Pentatonix jackets that hit just the wrong tune
The Rockefeller Christmas tree lighting on Thursday evening marked the unofficial start to the season for many folks. Among performers were Tony Bennett, Kellie Pickler and Diana Ross. But it was Pentatonix that truly stole the show. And we're not talking about their vocal performance. Kirstin Maldonado wore what can only be described as a sleeveless sleeping bag ($2,710 for the curious). Whether it's a dress or a coat is still up for debate, but no one would have been surprised if children ran out from under her skirts in true Mother Ginger fashion.
I think she’ll float with that dress! ???? Pentatonix at Rockefeller pic.twitter.com/jojxV7LuH5— Shizelle (@Zelle1) November 29, 2018
But the good thing about being in a band is there's likely someone else who makes whatever you're wearing look normal. Mitch Grassi nearly fulfilled that role with a loud Marc Jacobs metallic trench coat (for a cool $326). If you're ballin' on a budget this holiday season, though, wrap a black garbage bag around yourself and cut holes in it to achieve the same effect.
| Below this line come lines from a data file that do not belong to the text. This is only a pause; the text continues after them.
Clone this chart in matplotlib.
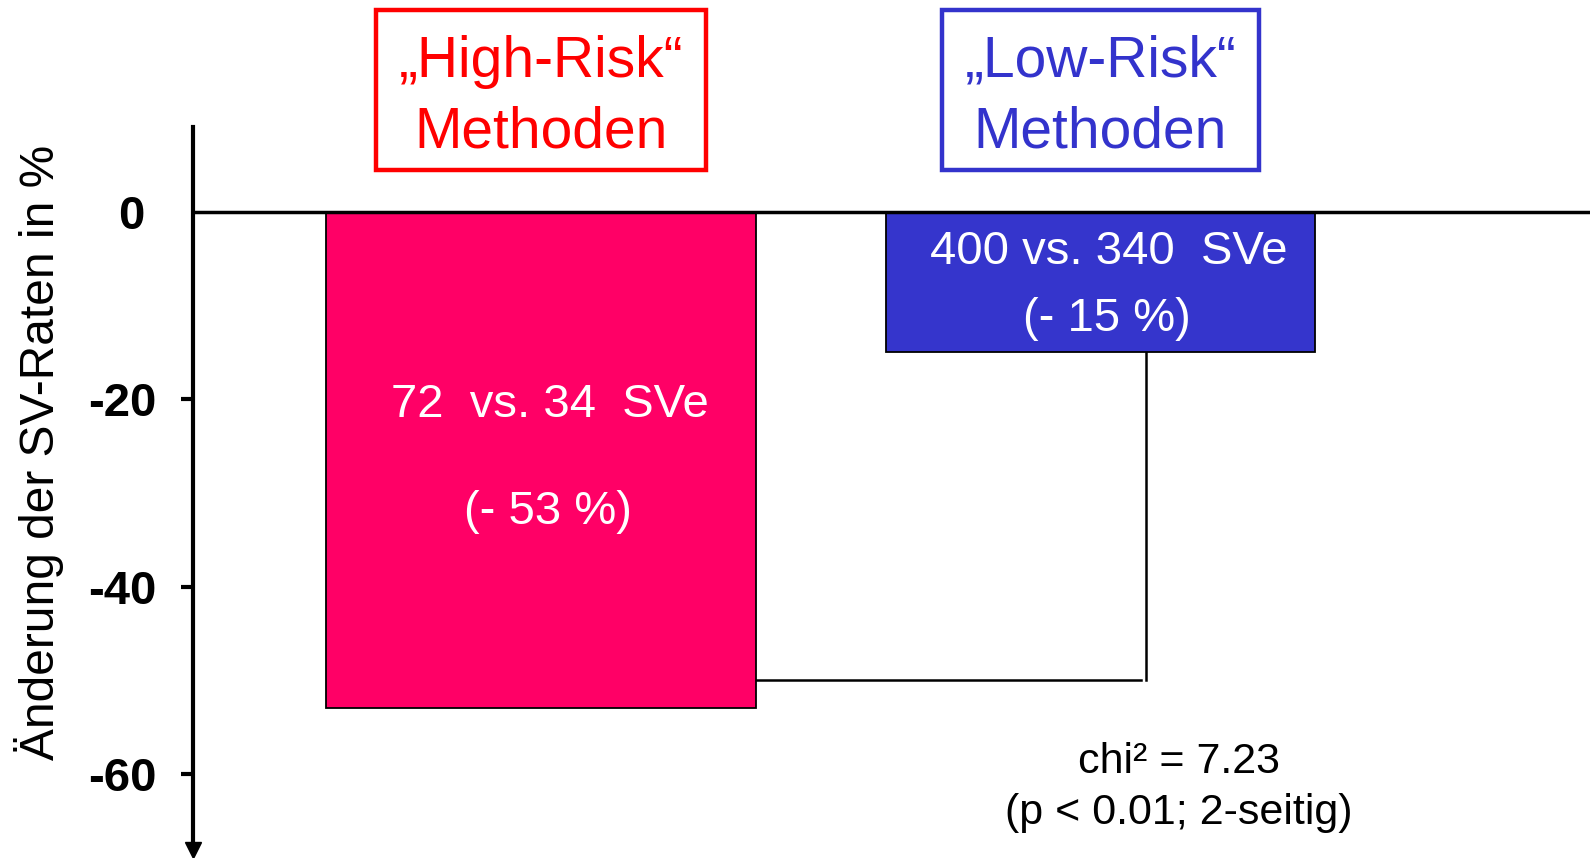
import matplotlib
matplotlib.use("Agg")
import matplotlib.pyplot as plt
from matplotlib.patches import Rectangle
from matplotlib.transforms import blended_transform_factory, ScaledTranslation

plt.rcParams["font.family"] = ["Liberation Sans", "DejaVu Sans"]

# Data: event counts before vs. after, per method group
groups = ["„High-Risk“\nMethoden", "„Low-Risk“\nMethoden"]
events_before = [72, 400]
events_after = [34, 340]
change_pct = [round((a - b) / b * 100) for b, a in zip(events_before, events_after)]  # -53, -15
chi2_value = 7.23
p_text = "(p < 0.01; 2-seitig)"
bracket_level = -50
yticks = [0, -20, -40, -60]

bar_colors = ["#FF0066", "#3535CC"]
head_colors = ["#FF0000", "#3333CC"]

fig = plt.figure(figsize=(15.9, 8.58), dpi=100)
ax = fig.add_axes([193 / 1590, 8 / 858, 1 - 193 / 1590, (850 - 127) / 858])

x = [0, 1]
width = 0.767
ax.bar(x, change_pct, width=width, color=bar_colors, edgecolor="black",
       linewidth=1.3, zorder=2)
ax.axhline(0, color="black", linewidth=2.5, zorder=3)

ax.set_xlim(-0.622, 1.875)
ax.set_ylim(-68.13, 9.08)

# Axis styling
for side in ("top", "right", "bottom"):
    ax.spines[side].set_visible(False)
ax.spines["left"].set_linewidth(3)
ax.set_xticks([])
ax.set_yticks(yticks)
ax.set_yticklabels([str(t) for t in yticks], fontsize=34, fontweight="bold")
ax.tick_params(axis="y", length=9, width=3, pad=17)
zero_tick = ax.yaxis.get_major_ticks()[0]
zero_tick.tick1line.set_visible(False)
zero_tick.label1.set_transform(zero_tick.label1.get_transform()
                               + ScaledTranslation(-12 / 100, 0, fig.dpi_scale_trans))
ax.plot([0], [0], marker="v", color="black", markersize=11,
        transform=ax.transAxes, clip_on=False)

fig.text(39 / 1590, 1 - 452 / 858, "Änderung der SV-Raten in %", rotation=90,
         ha="center", va="center", fontsize=34.5)

# Labels inside the bars
label_pos = [(-21.9, -33.3), (-5.6, -12.7)]
for xi, b, a, pct, (y1, y2) in zip(x, events_before, events_after, change_pct, label_pos):
    ax.text(xi + 0.015, y1, f"{b}  vs. {a}  SVe" if b < 100 else f"{b} vs. {a}  SVe",
            ha="center", va="baseline", color="white", fontsize=34, zorder=4)
    ax.text(xi + 0.012, y2, f"(- {abs(pct)} %)", ha="center", va="baseline",
            color="white", fontsize=34, zorder=4)

# Significance bracket between the groups
ax.plot([width / 2, 1.072], [bracket_level, bracket_level], color="black",
        linewidth=1.8, zorder=1)
ax.plot([1.081, 1.081], [change_pct[1], bracket_level], color="black",
        linewidth=1.8, zorder=1)
ax.text(1.14, -59.9, f"chi² = {chi2_value}", ha="center", va="baseline", fontsize=31)
ax.text(1.14, -65.4, p_text, ha="center", va="baseline", fontsize=31)

# Group headers in framed boxes above the bars
trans = blended_transform_factory(ax.transData, fig.transFigure)
box_w = [0.590, 0.5675]
for xi, name, col, bw in zip(x, groups, head_colors, box_w):
    ax.add_patch(Rectangle((xi - bw / 2, 1 - 170 / 858), bw, 160 / 858,
                           transform=trans, fill=False, edgecolor=col,
                           linewidth=3.2, clip_on=False))
    line1, line2 = name.split("\n")
    ax.text(xi, 1 - 77 / 858, line1, transform=trans, ha="center",
            va="baseline", color=col, fontsize=41)
    ax.text(xi, 1 - 147 / 858, line2, transform=trans, ha="center",
            va="baseline", color=col, fontsize=41)

fig.savefig("out.png", dpi=100)
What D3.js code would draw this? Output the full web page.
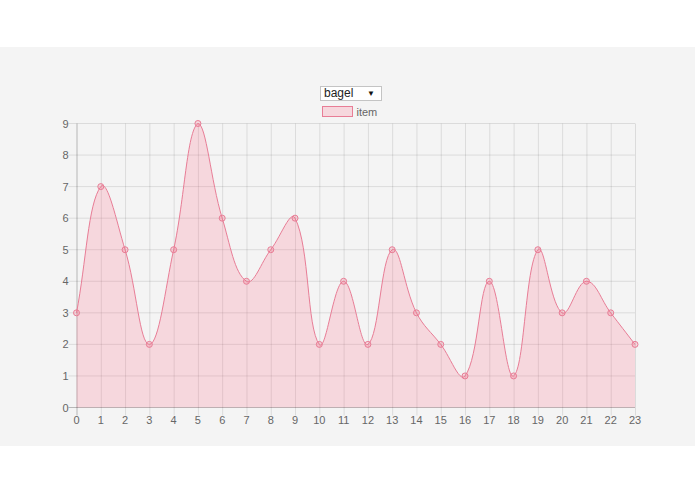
<!DOCTYPE html>
<html>
<head>
<meta charset="utf-8">
<script src="https://cdn.jsdelivr.net/npm/d3@7"></script>
<style>
  body { margin: 0; background: #fff; font-family: "Liberation Sans", Arial, sans-serif; }
  #wrap { position: relative; width: 695px; height: 494px; }
  #panel { position: absolute; left: 0; top: 47px; width: 695px; height: 399px; background: #f4f4f4; }
  #picker { position: absolute; left: 320px; top: 86px; width: 62px; height: 15px; box-sizing: border-box;
    border: 1px solid #c4c4c4; background: #fff; font-size: 12px; color: #222; }
  #picker .val { position: absolute; left: 3px; top: 0px; line-height: 13px; }
  #picker .arr { position: absolute; right: 6px; top: 0px; line-height: 13px; font-size: 8px; color: #111; }
  svg { position: absolute; left: 0; top: 0; }
</style>
</head>
<body>
<div id="wrap">
  <div id="panel"></div>
  <div id="picker"><span class="val">bagel</span><span class="arr">&#9660;</span></div>
  <svg class="chart"></svg>
</div>
<script>
// hours along the x axis and the counts for the selected item
const hours = d3.range(0, 24);
const counts = [3, 7, 5, 2, 5, 9, 6, 4, 5, 6, 2, 4, 2, 5, 3, 2, 1, 4, 1, 5, 3, 4, 3, 2];
const yTicks = [0, 1, 2, 3, 4, 5, 6, 7, 8, 9];
const seriesLabel = 'item';

const svgWidth = 695;
const svgHeight = 494;
const plotLeft = 76.5, plotRight = 635, plotTop = 123.5, plotBottom = 407.5;

const svg = d3.select('.chart')
  .attr('width', svgWidth)
  .attr('height', svgHeight);

const xScale = d3.scaleLinear().domain([0, 23]).range([plotLeft, plotRight]);
const yScale = d3.scaleLinear().domain([0, 9]).range([plotBottom, plotTop]);

// spline like the one chart.js uses (tension 0.4, control points kept in the chart area)
function SplineCurve(context) { this._context = context; }
SplineCurve.prototype = {
  areaStart() { this._line = 0; },
  areaEnd() { this._line = NaN; },
  lineStart() { this._pts = []; },
  point(x, y) { this._pts.push([+x, +y]); },
  lineEnd() {
    const p = this._pts, n = p.length, c = this._context, t = 0.4;
    if (n) {
      if (this._line) c.lineTo(p[0][0], p[0][1]); else c.moveTo(p[0][0], p[0][1]);
      const cap = (v, lo, hi) => Math.max(lo, Math.min(hi, v));
      const cps = p.map((cur, i) => {
        const prev = p[i - 1] || cur, next = p[i + 1] || cur;
        const d01 = Math.hypot(cur[0] - prev[0], cur[1] - prev[1]);
        const d12 = Math.hypot(next[0] - cur[0], next[1] - cur[1]);
        let s01 = d01 / (d01 + d12), s12 = d12 / (d01 + d12);
        if (isNaN(s01)) s01 = 0;
        if (isNaN(s12)) s12 = 0;
        const fa = t * s01, fb = t * s12;
        return {
          px: cap(cur[0] - fa * (next[0] - prev[0]), plotLeft, plotRight),
          py: cap(cur[1] - fa * (next[1] - prev[1]), plotTop, plotBottom),
          nx: cap(cur[0] + fb * (next[0] - prev[0]), plotLeft, plotRight),
          ny: cap(cur[1] + fb * (next[1] - prev[1]), plotTop, plotBottom)
        };
      });
      for (let i = 1; i < n; i++) {
        c.bezierCurveTo(cps[i - 1].nx, cps[i - 1].ny, cps[i].px, cps[i].py, p[i][0], p[i][1]);
      }
    }
    if (this._line || (this._line !== 0 && n === 1)) c.closePath();
    this._line = 1 - this._line;
  }
};
const splineCurve = context => new SplineCurve(context);

const data = hours.map((h, i) => ({ hour: h, count: counts[i] }));

// grid lines
const grid = svg.append('g');
grid.selectAll('line.v')
  .data(hours)
  .enter()
  .append('line')
  .attr('x1', d => xScale(d) + 0.5).attr('x2', d => xScale(d) + 0.5)
  .attr('y1', plotTop).attr('y2', plotBottom + 8)
  .attr('stroke', d => d === 0 ? 'rgba(0,0,0,0.25)' : 'rgba(0,0,0,0.1)')
  .attr('stroke-width', 1);

grid.selectAll('line.h')
  .data(yTicks)
  .enter()
  .append('line')
  .attr('x1', plotLeft - 8).attr('x2', plotRight)
  .attr('y1', d => yScale(d)).attr('y2', d => yScale(d))
  .attr('stroke', d => d === 0 ? 'rgba(0,0,0,0.25)' : 'rgba(0,0,0,0.1)')
  .attr('stroke-width', 1);

// area + line
const area = d3.area()
  .x(d => xScale(d.hour))
  .y0(yScale(0))
  .y1(d => yScale(d.count))
  .curve(splineCurve);

const line = d3.line()
  .x(d => xScale(d.hour))
  .y(d => yScale(d.count))
  .curve(splineCurve);

svg.append('path')
  .datum(data)
  .attr('fill', 'rgba(255,99,132,0.2)')
  .attr('d', area);

svg.append('path')
  .datum(data)
  .attr('fill', 'none')
  .attr('stroke', 'rgb(232,125,150)')
  .attr('stroke-width', 1)
  .attr('d', line);

svg.selectAll('circle.pt')
  .data(data)
  .enter()
  .append('circle')
  .attr('class', 'pt')
  .attr('cx', d => xScale(d.hour))
  .attr('cy', d => yScale(d.count))
  .attr('r', 3)
  .attr('fill', 'rgba(255,99,132,0.2)')
  .attr('stroke', 'rgb(232,125,150)')
  .attr('stroke-width', 1);

// tick labels
svg.selectAll('text.ytick')
  .data(yTicks)
  .enter()
  .append('text')
  .attr('x', plotLeft - 8)
  .attr('y', d => yScale(d) + 4)
  .attr('text-anchor', 'end')
  .attr('fill', '#666')
  .attr('font-size', '11px')
  .text(d => d);

svg.selectAll('text.xtick')
  .data(hours)
  .enter()
  .append('text')
  .attr('x', d => xScale(d))
  .attr('y', plotBottom + 16.5)
  .attr('text-anchor', 'middle')
  .attr('fill', '#666')
  .attr('font-size', '11px')
  .text(d => d);

// legend
const legend = svg.append('g').attr('transform', 'translate(322.5,106.5)');
legend.append('rect')
  .attr('width', 30)
  .attr('height', 10)
  .attr('fill', 'rgba(255,99,132,0.2)')
  .attr('stroke', 'rgb(232,125,150)')
  .attr('stroke-width', 1);
legend.append('text')
  .attr('x', 34)
  .attr('y', 9)
  .attr('fill', '#666')
  .attr('font-size', '11px')
  .text(seriesLabel);
</script>
</body>
</html>
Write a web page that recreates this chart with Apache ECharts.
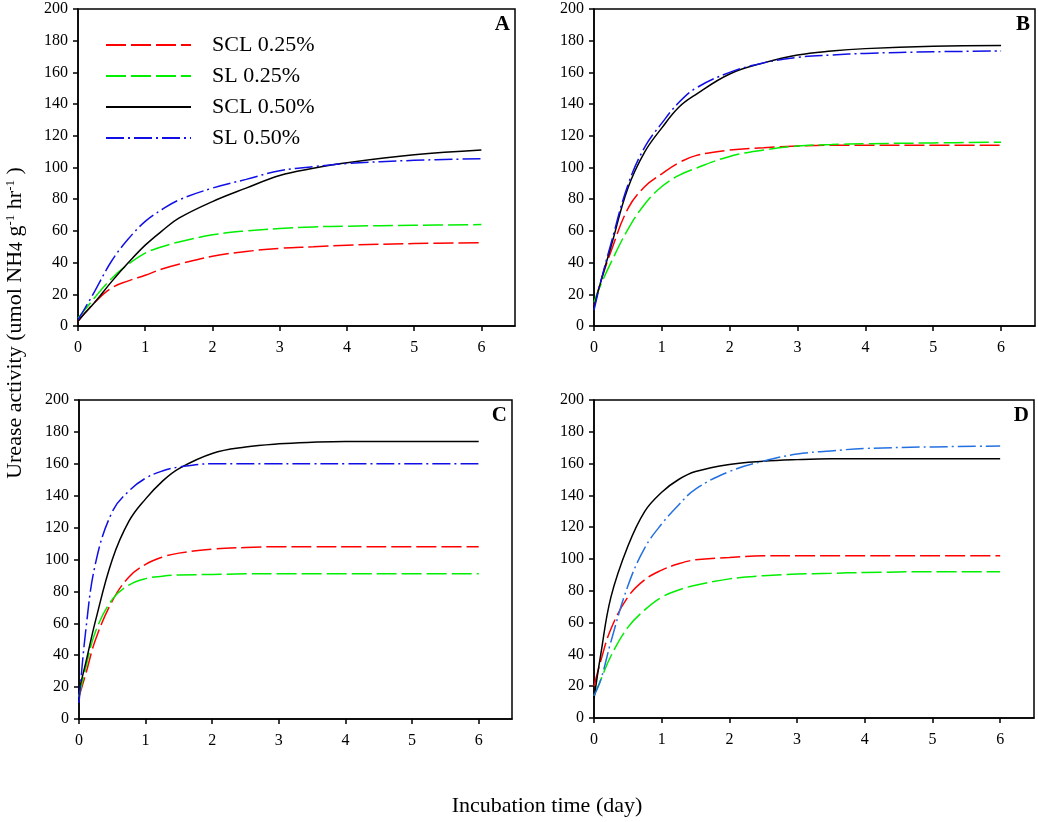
<!DOCTYPE html>
<html>
<head>
<meta charset="utf-8">
<script src="https://cdn.jsdelivr.net/npm/echarts@6/dist/echarts.min.js"></script>
<style>
  html, body { margin: 0; padding: 0; background: #fff; }
  #chart { width: 1038px; height: 822px; }
</style>
</head>
<body>
<div id="chart"></div>
<script>
// sampling days shared by every curve
var days = [0, 0.1, 0.25, 0.5, 0.75, 1, 1.25, 1.5, 2, 2.5, 3, 3.5, 4, 5, 6];
var xTicks = [0, 1, 2, 3, 4, 5, 6];
var names = ['SCL 0.25%', 'SL 0.25%', 'SCL 0.50%', 'SL 0.50%'];
var panelLetters = ['A', 'B', 'C', 'D'];

// panel A
var aScl25 = [3, 8, 15, 24, 28.5, 32, 36, 39, 44, 47, 49, 50, 51, 52, 52.5];
var aSl25  = [5, 10, 18, 30, 39, 46, 50, 53, 57.5, 60, 61.5, 62.5, 63, 63.5, 64];
var aScl50 = [3, 8, 15, 28, 40, 51, 60, 68, 78.5, 87, 95, 99.5, 103, 108, 111];
var aSl50  = [4, 11, 22, 41, 55, 66, 73.5, 79.5, 87, 92.5, 98, 100.5, 102.5, 104.5, 105.5];
// panel B
var bScl25 = [13, 28, 47, 74, 88, 96, 103, 107.5, 111, 112.5, 113.5, 114, 114, 114, 114];
var bSl25  = [15, 26, 40, 61, 77, 88, 95, 99.5, 107, 111, 113.5, 114.5, 115, 115.5, 116];
var bScl50 = [12, 28, 50, 87, 110, 125, 138, 146, 159, 166, 171, 173.5, 175, 176.5, 177];
var bSl50  = [10, 28, 52, 89, 113, 128, 141, 150, 160, 166, 169.5, 171, 172, 173, 173.5];
// panel C
var cScl25 = [14, 28, 50, 74, 89, 97, 101.5, 104, 106.5, 107.5, 108, 108, 108, 108, 108];
var cSl25  = [14, 32, 55, 75, 84, 88, 89.5, 90.3, 90.6, 91, 91, 91, 91, 91, 91];
var cScl50 = [18, 35, 62, 100, 124, 138, 149, 157, 166.5, 170.5, 172.5, 173.5, 174, 174, 174];
var cSl50  = [10, 55, 98, 130, 143, 151, 155.5, 158, 160, 160, 160, 160, 160, 160, 160];
// panel D
var dScl25 = [20, 36, 56, 76, 87, 93, 97, 99.5, 101, 102, 102, 102, 102, 102, 102];
var dSl25  = [14, 24, 39, 57, 68, 76, 80.5, 83.5, 87.5, 89.5, 90.5, 91, 91.5, 92, 92];
var dScl50 = [12, 40, 76, 108, 130, 142, 150, 155, 159.5, 161.5, 162.5, 163, 163, 163, 163];
var dSl50  = [14, 24, 48, 83, 107, 122, 134, 144, 155, 161.5, 166, 168, 169.5, 170.5, 171];

var panels = [
  [aScl25, aSl25, aScl50, aSl50],
  [bScl25, bSl25, bScl50, bSl50],
  [cScl25, cSl25, cScl50, cSl50],
  [dScl25, dSl25, dScl50, dSl50]
];

var serif = "'Liberation Serif', 'Times New Roman', serif";

// plot boxes in pixels
var grids = [
  { left: 78,  top: 9,   width: 437, height: 317 },
  { left: 594, top: 9,   width: 441, height: 317 },
  { left: 79,  top: 400, width: 433, height: 319 },
  { left: 594, top: 400, width: 440, height: 318 }
];

var styles = [
  { color: '#ff0000', type: [20, 5] },
  { color: '#00ee00', type: [20, 5] },
  { color: '#000000', type: 'solid' },
  { color: '#1010e6', type: [18, 4, 2, 4] }
];

var myChart = echarts.init(document.getElementById('chart'));

var option = {
  animation: false,
  legend: {
    orient: 'vertical',
    left: 100,
    top: 29,
    itemWidth: 85,
    itemHeight: 14,
    itemGap: 9,
    data: names,
    itemStyle: { opacity: 0 },
    textStyle: { fontFamily: serif, fontSize: 22, color: '#000', padding: [0, 0, 0, 16] }
  },
  grid: grids.map(function (g) {
    return { left: g.left, top: g.top, width: g.width, height: g.height,
      show: true, borderColor: '#000', borderWidth: 1.5, backgroundColor: 'transparent' };
  }),
  xAxis: grids.map(function (g, i) {
    return {
      type: 'value', gridIndex: i, min: 0, max: 6.5, interval: 1,
      splitLine: { show: false },
      axisLine: { onZero: false, lineStyle: { color: '#000', width: 1.5 } },
      axisTick: { customValues: xTicks, length: 5, lineStyle: { color: '#000', width: 1.5 } },
      axisLabel: { customValues: xTicks, margin: 14, fontFamily: serif, fontSize: 16, color: '#000' }
    };
  }),
  yAxis: grids.map(function (g, i) {
    return {
      type: 'value', gridIndex: i, min: 0, max: 200, interval: 20,
      splitLine: { show: false },
      axisLine: { show: true, lineStyle: { color: '#000', width: 1.5 } },
      axisTick: { show: true, length: 5, lineStyle: { color: '#000', width: 1.5 } },
      axisLabel: { margin: 10, fontFamily: serif, fontSize: 16, color: '#000' }
    };
  }),
  series: [],
  graphic: [
    {
      type: 'text', x: 15, y: 323, rotation: Math.PI / 2,
      style: {
        text: 'Urease activity (umol NH{sub|4} g{sup|-1} hr{sup|-1} )',
        font: '22px ' + serif, fill: '#000', align: 'center', verticalAlign: 'middle',
        rich: {
          sup: { fontSize: 13, fontFamily: serif, verticalAlign: 'top' },
          sub: { fontSize: 18, fontFamily: serif, verticalAlign: 'bottom' }
        }
      }
    },
    {
      type: 'text', x: 547, y: 806,
      style: { text: 'Incubation time (day)', font: '22px ' + serif, fill: '#000',
        align: 'center', verticalAlign: 'middle' }
    }
  ]
};

grids.forEach(function (g, i) {
  option.graphic.push({
    type: 'text', x: g.left + g.width - 5, y: g.top + 16,
    style: { text: panelLetters[i], font: 'bold 21px ' + serif, fill: '#000',
      align: 'right', verticalAlign: 'middle' }
  });
  panels[i].forEach(function (vals, k) {
    option.series.push({
      name: names[k],
      type: 'line',
      xAxisIndex: i,
      yAxisIndex: i,
      smooth: 0.4,
      symbol: 'none',
      data: days.map(function (d, j) { return [d, vals[j]]; }),
      lineStyle: {
        color: (i === 3 && k === 3) ? '#2470e0' : styles[k].color,
        type: styles[k].type,
        width: 1.5
      },
      itemStyle: { color: styles[k].color }
    });
  });
});

myChart.setOption(option);
window.addEventListener('resize', function () { myChart.resize(); });
</script>
</body>
</html>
For the one who loves #nature, but doesn't actually love nature
Everyone has that one friend who claims they want to do "Wild" but would never actually venture anywhere short of cell service. Call their bluff this holiday season by giving them a literal tree branch. Anthropologie can help bring the outdoors inside with a Decorative Birch Branch for a mere $24, which takes out the trouble of dragging a stick in from the backyard and only costs shoppers the dignity of paying for a readily-available piece of nature.
Not only will the stick add a (very quiet) whisper of nature to the living room, but the increased Instagram aesthetic is an added bonus. If Anthropologie's branch suddenly becomes unavailable, as its $42 bundle of sticks did, fear not. Amazon's Alexa has the answer, thanks to a teamup with Big Mouth Billy Bass ($39.99). You know, the one that's usually hanging from the walls of a wood-panel covered basement?
The dancing fish mount not only responds to Alexa voice commands, but will lip-sync those responses to you. Amazon, what did we do to deserve this?
For those eating their way to Christmas
What better way to show off what really matters to you this holiday season than by wearing it proudly across your chest? Avid readers of this column will remember us writing about Taco Bell's Friendsgiving-themed sweaters. Well, the fast food company is at it again. Unfortunately, the sauce packet-themed onesie ($78), taco-trimmed tree Christmas sweater ($59) and the sauce packet pajama pants ($40) have all sold out, along with even more cringe-worthy items, like the burrito wrap blanket ($40). And why wouldn't they?
But maybe the phrase "Hi, welcome to Chili's" is the sweet, sweet melody that soothes your soul. If so, you're in luck because on Cyber Monday, Chili's released a set of limited-time items, ranging from a jacket that reads "Skillet Queso" to a T-shirt that says "I feel God in this Chili's Tonight."
Is it strange that somewhere, someone feels closest to a higher power while eating at a chain restaurant? That's a question for later. For now, go ahead. Be the Pam Beesly of your office.
Up, up and away from good fashion
For that one relative that claims the "wanderlust" life and still complains about mom telling them to save their money, give them something to fuel the obsession.
Say goodbye to walking off a plane with flat hair. This portable salon hair dryer attachment is exactly what we all need after that 5-hour flight (and maybe a couple Aspirin from the toddler who screamed the entire time). Sure, it might make you look like Marshmello, but that's just the price we have to pay for salon-level haircare.
This scarf from Herschel Supply Co. also takes a top spot on our list. Not only will it keep you warm when your neighbor's air vent mysteriously blows directly onto you, but it will also double as a convenient floatation device if the plane takes a turn for the worst. Though we should point out this is not an actual floatation device and using it as one could lead to some severely unpleasant results.
And if all else fails…
Show your loved one how much they truly mean to you by spending an absurd amount of money on an everyday household item. Like this $790 Gucci candle. And for those shrinking back from the high price tag, think of it this way: The candle burns for about 60 hours, meaning that's just over $13 per hour — a steal!